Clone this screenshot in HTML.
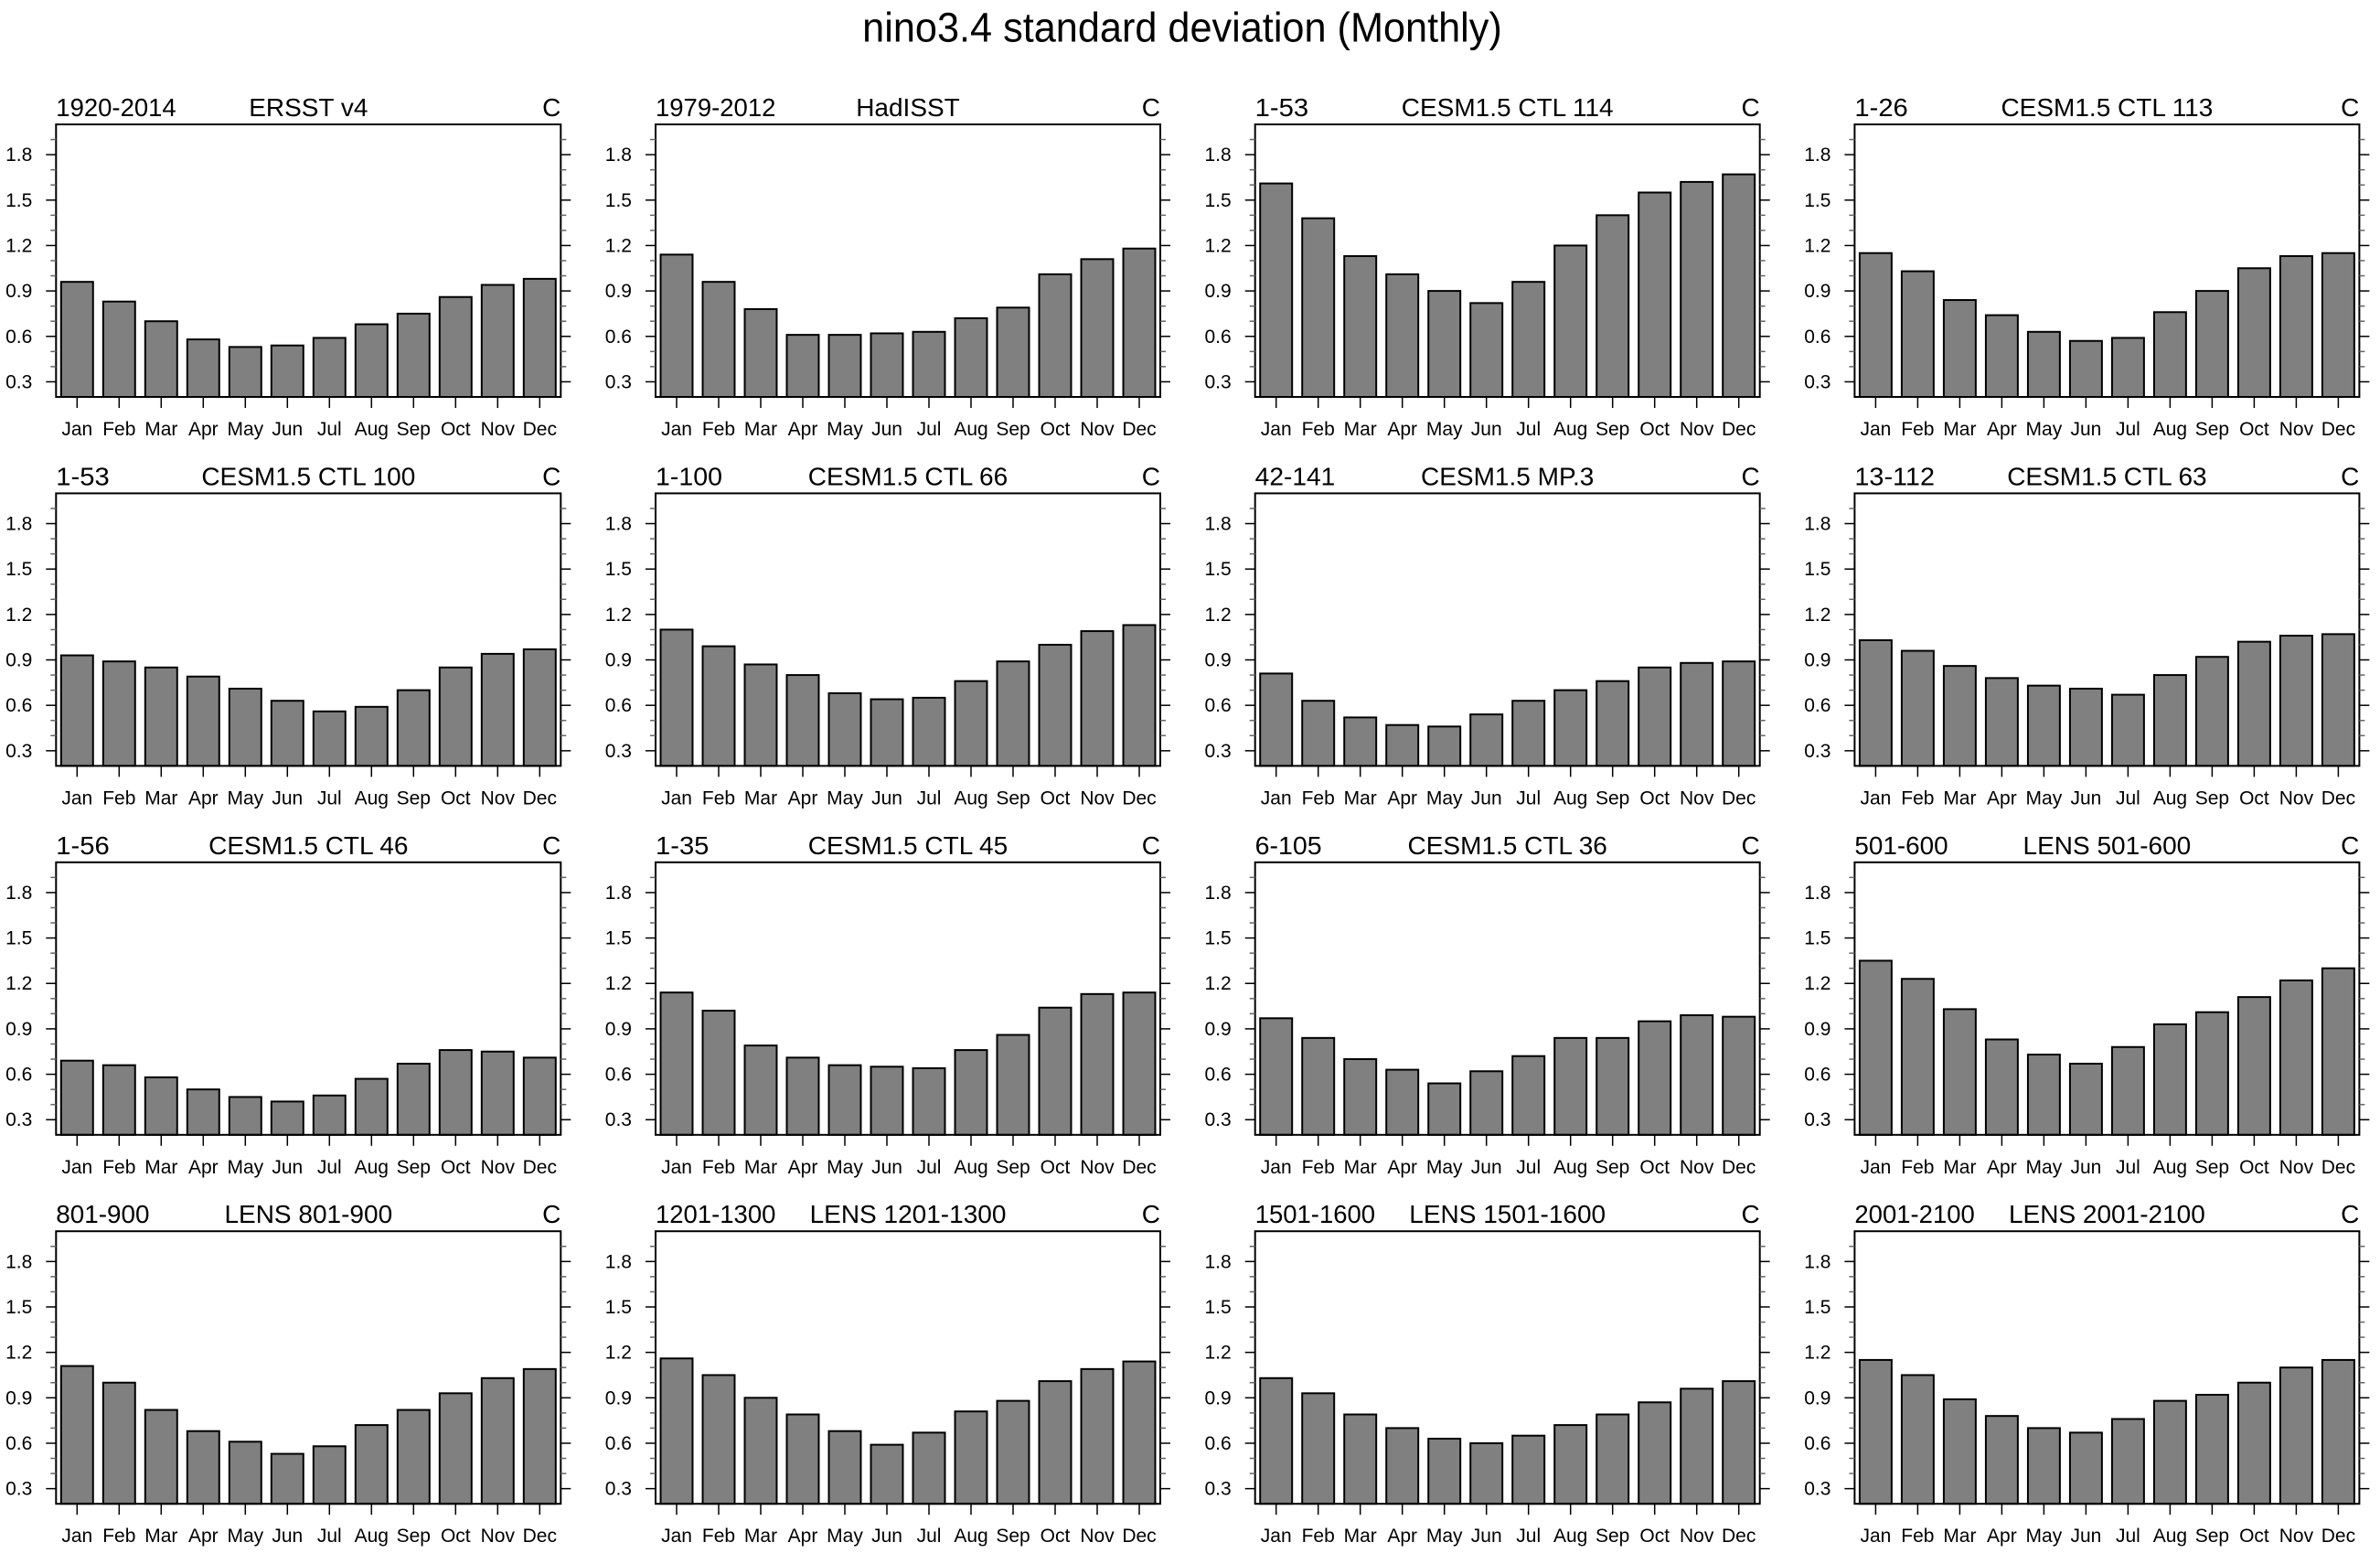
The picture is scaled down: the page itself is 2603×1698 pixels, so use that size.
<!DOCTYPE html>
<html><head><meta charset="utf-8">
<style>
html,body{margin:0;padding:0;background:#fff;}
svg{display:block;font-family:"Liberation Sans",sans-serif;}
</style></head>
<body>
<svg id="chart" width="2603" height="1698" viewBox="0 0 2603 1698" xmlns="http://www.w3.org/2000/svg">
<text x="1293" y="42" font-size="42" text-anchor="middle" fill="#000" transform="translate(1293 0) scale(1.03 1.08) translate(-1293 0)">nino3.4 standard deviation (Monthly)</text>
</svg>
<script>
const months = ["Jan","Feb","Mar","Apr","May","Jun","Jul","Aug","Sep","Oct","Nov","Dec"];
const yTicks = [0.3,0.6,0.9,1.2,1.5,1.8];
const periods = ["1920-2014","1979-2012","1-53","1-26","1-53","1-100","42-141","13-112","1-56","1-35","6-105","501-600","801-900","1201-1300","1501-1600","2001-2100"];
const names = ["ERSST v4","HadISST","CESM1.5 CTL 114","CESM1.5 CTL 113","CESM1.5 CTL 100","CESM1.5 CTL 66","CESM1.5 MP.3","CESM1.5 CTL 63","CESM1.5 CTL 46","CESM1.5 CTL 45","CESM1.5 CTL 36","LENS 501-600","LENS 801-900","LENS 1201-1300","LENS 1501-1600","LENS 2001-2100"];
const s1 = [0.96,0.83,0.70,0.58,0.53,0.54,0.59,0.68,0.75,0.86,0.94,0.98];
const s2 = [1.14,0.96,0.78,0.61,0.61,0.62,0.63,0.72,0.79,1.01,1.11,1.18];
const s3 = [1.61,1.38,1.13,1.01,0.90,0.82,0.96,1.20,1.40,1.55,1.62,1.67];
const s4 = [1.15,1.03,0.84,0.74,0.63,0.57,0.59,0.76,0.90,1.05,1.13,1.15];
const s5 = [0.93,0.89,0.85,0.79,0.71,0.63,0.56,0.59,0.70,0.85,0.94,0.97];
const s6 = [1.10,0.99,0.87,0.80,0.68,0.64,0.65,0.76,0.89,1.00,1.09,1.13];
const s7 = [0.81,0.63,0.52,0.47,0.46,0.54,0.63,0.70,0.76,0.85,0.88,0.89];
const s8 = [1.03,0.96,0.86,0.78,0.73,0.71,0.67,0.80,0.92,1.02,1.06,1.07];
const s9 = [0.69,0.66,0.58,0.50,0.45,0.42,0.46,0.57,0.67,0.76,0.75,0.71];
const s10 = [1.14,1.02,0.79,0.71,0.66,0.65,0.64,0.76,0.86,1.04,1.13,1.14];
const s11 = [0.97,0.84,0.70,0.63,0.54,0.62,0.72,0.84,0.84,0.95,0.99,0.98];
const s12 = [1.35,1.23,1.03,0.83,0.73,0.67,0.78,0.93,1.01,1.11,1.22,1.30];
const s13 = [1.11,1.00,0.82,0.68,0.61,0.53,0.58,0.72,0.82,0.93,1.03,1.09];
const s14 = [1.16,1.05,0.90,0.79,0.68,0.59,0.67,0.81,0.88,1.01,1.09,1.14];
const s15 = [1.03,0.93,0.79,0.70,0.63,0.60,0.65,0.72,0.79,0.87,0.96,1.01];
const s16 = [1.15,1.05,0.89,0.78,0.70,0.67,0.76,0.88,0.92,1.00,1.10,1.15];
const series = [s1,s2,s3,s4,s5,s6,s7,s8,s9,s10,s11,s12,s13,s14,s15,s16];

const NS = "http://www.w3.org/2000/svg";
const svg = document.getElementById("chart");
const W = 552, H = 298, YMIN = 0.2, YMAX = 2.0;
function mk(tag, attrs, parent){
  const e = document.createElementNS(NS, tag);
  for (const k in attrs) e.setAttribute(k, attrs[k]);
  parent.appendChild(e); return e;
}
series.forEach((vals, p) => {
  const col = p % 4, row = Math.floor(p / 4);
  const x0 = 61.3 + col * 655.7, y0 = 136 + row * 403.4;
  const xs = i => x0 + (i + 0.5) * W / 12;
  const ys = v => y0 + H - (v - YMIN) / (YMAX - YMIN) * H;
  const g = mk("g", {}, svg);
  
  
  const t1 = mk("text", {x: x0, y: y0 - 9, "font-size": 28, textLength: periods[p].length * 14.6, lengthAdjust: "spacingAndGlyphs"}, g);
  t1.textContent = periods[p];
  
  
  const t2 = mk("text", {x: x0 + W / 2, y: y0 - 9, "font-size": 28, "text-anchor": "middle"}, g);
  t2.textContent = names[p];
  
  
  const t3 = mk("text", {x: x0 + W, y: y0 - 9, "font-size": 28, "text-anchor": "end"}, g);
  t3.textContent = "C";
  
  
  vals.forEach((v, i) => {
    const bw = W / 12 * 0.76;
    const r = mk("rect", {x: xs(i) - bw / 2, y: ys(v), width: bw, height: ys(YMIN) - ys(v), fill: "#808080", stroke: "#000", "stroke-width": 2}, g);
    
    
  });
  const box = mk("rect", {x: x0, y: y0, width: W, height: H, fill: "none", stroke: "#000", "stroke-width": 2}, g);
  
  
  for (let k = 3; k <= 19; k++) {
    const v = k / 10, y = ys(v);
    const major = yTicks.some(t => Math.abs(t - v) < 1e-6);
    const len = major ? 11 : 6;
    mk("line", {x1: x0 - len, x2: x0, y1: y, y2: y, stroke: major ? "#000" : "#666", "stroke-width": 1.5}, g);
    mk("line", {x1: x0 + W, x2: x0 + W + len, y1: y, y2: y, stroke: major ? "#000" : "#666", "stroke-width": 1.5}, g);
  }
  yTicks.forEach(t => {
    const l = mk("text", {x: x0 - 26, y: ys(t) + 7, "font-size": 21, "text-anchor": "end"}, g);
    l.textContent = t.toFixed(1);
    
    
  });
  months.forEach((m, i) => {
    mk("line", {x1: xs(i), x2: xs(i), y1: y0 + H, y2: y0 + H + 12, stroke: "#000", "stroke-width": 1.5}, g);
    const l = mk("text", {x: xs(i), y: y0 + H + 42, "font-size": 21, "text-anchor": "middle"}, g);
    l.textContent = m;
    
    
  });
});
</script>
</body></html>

=-=-=

PROMPT. Omit pictures; set down the rest of the material word for word.

THE COMPLETED TASK.
Clone this screenshot in HTML.
The picture is scaled down: the page itself is 2603×1698 pixels, so use that size.
<!DOCTYPE html>
<html><head><meta charset="utf-8">
<style>
html,body{margin:0;padding:0;background:#fff;}
svg{display:block;font-family:"Liberation Sans",sans-serif;}
</style></head>
<body>
<svg id="chart" width="2603" height="1698" viewBox="0 0 2603 1698" xmlns="http://www.w3.org/2000/svg">
<text x="1293" y="42" font-size="42" text-anchor="middle" fill="#000" transform="translate(1293 0) scale(1.03 1.08) translate(-1293 0)">nino3.4 standard deviation (Monthly)</text>
</svg>
<script>
const months = ["Jan","Feb","Mar","Apr","May","Jun","Jul","Aug","Sep","Oct","Nov","Dec"];
const yTicks = [0.3,0.6,0.9,1.2,1.5,1.8];
const periods = ["1920-2014","1979-2012","1-53","1-26","1-53","1-100","42-141","13-112","1-56","1-35","6-105","501-600","801-900","1201-1300","1501-1600","2001-2100"];
const names = ["ERSST v4","HadISST","CESM1.5 CTL 114","CESM1.5 CTL 113","CESM1.5 CTL 100","CESM1.5 CTL 66","CESM1.5 MP.3","CESM1.5 CTL 63","CESM1.5 CTL 46","CESM1.5 CTL 45","CESM1.5 CTL 36","LENS 501-600","LENS 801-900","LENS 1201-1300","LENS 1501-1600","LENS 2001-2100"];
const s1 = [0.96,0.83,0.70,0.58,0.53,0.54,0.59,0.68,0.75,0.86,0.94,0.98];
const s2 = [1.14,0.96,0.78,0.61,0.61,0.62,0.63,0.72,0.79,1.01,1.11,1.18];
const s3 = [1.61,1.38,1.13,1.01,0.90,0.82,0.96,1.20,1.40,1.55,1.62,1.67];
const s4 = [1.15,1.03,0.84,0.74,0.63,0.57,0.59,0.76,0.90,1.05,1.13,1.15];
const s5 = [0.93,0.89,0.85,0.79,0.71,0.63,0.56,0.59,0.70,0.85,0.94,0.97];
const s6 = [1.10,0.99,0.87,0.80,0.68,0.64,0.65,0.76,0.89,1.00,1.09,1.13];
const s7 = [0.81,0.63,0.52,0.47,0.46,0.54,0.63,0.70,0.76,0.85,0.88,0.89];
const s8 = [1.03,0.96,0.86,0.78,0.73,0.71,0.67,0.80,0.92,1.02,1.06,1.07];
const s9 = [0.69,0.66,0.58,0.50,0.45,0.42,0.46,0.57,0.67,0.76,0.75,0.71];
const s10 = [1.14,1.02,0.79,0.71,0.66,0.65,0.64,0.76,0.86,1.04,1.13,1.14];
const s11 = [0.97,0.84,0.70,0.63,0.54,0.62,0.72,0.84,0.84,0.95,0.99,0.98];
const s12 = [1.35,1.23,1.03,0.83,0.73,0.67,0.78,0.93,1.01,1.11,1.22,1.30];
const s13 = [1.11,1.00,0.82,0.68,0.61,0.53,0.58,0.72,0.82,0.93,1.03,1.09];
const s14 = [1.16,1.05,0.90,0.79,0.68,0.59,0.67,0.81,0.88,1.01,1.09,1.14];
const s15 = [1.03,0.93,0.79,0.70,0.63,0.60,0.65,0.72,0.79,0.87,0.96,1.01];
const s16 = [1.15,1.05,0.89,0.78,0.70,0.67,0.76,0.88,0.92,1.00,1.10,1.15];
const series = [s1,s2,s3,s4,s5,s6,s7,s8,s9,s10,s11,s12,s13,s14,s15,s16];

const NS = "http://www.w3.org/2000/svg";
const svg = document.getElementById("chart");
const W = 552, H = 298, YMIN = 0.2, YMAX = 2.0;
function mk(tag, attrs, parent){
  const e = document.createElementNS(NS, tag);
  for (const k in attrs) e.setAttribute(k, attrs[k]);
  parent.appendChild(e); return e;
}
series.forEach((vals, p) => {
  const col = p % 4, row = Math.floor(p / 4);
  const x0 = 61.3 + col * 655.7, y0 = 136 + row * 403.4;
  const xs = i => x0 + (i + 0.5) * W / 12;
  const ys = v => y0 + H - (v - YMIN) / (YMAX - YMIN) * H;
  const g = mk("g", {}, svg);
  
  
  const t1 = mk("text", {x: x0, y: y0 - 9, "font-size": 28, textLength: periods[p].length * 14.6, lengthAdjust: "spacingAndGlyphs"}, g);
  t1.textContent = periods[p];
  
  
  const t2 = mk("text", {x: x0 + W / 2, y: y0 - 9, "font-size": 28, "text-anchor": "middle"}, g);
  t2.textContent = names[p];
  
  
  const t3 = mk("text", {x: x0 + W, y: y0 - 9, "font-size": 28, "text-anchor": "end"}, g);
  t3.textContent = "C";
  
  
  vals.forEach((v, i) => {
    const bw = W / 12 * 0.76;
    const r = mk("rect", {x: xs(i) - bw / 2, y: ys(v), width: bw, height: ys(YMIN) - ys(v), fill: "#808080", stroke: "#000", "stroke-width": 2}, g);
    
    
  });
  const box = mk("rect", {x: x0, y: y0, width: W, height: H, fill: "none", stroke: "#000", "stroke-width": 2}, g);
  
  
  for (let k = 3; k <= 19; k++) {
    const v = k / 10, y = ys(v);
    const major = yTicks.some(t => Math.abs(t - v) < 1e-6);
    const len = major ? 11 : 6;
    mk("line", {x1: x0 - len, x2: x0, y1: y, y2: y, stroke: major ? "#000" : "#666", "stroke-width": 1.5}, g);
    mk("line", {x1: x0 + W, x2: x0 + W + len, y1: y, y2: y, stroke: major ? "#000" : "#666", "stroke-width": 1.5}, g);
  }
  yTicks.forEach(t => {
    const l = mk("text", {x: x0 - 26, y: ys(t) + 7, "font-size": 21, "text-anchor": "end"}, g);
    l.textContent = t.toFixed(1);
    
    
  });
  months.forEach((m, i) => {
    mk("line", {x1: xs(i), x2: xs(i), y1: y0 + H, y2: y0 + H + 12, stroke: "#000", "stroke-width": 1.5}, g);
    const l = mk("text", {x: xs(i), y: y0 + H + 42, "font-size": 21, "text-anchor": "middle"}, g);
    l.textContent = m;
    
    
  });
});
</script>
</body></html>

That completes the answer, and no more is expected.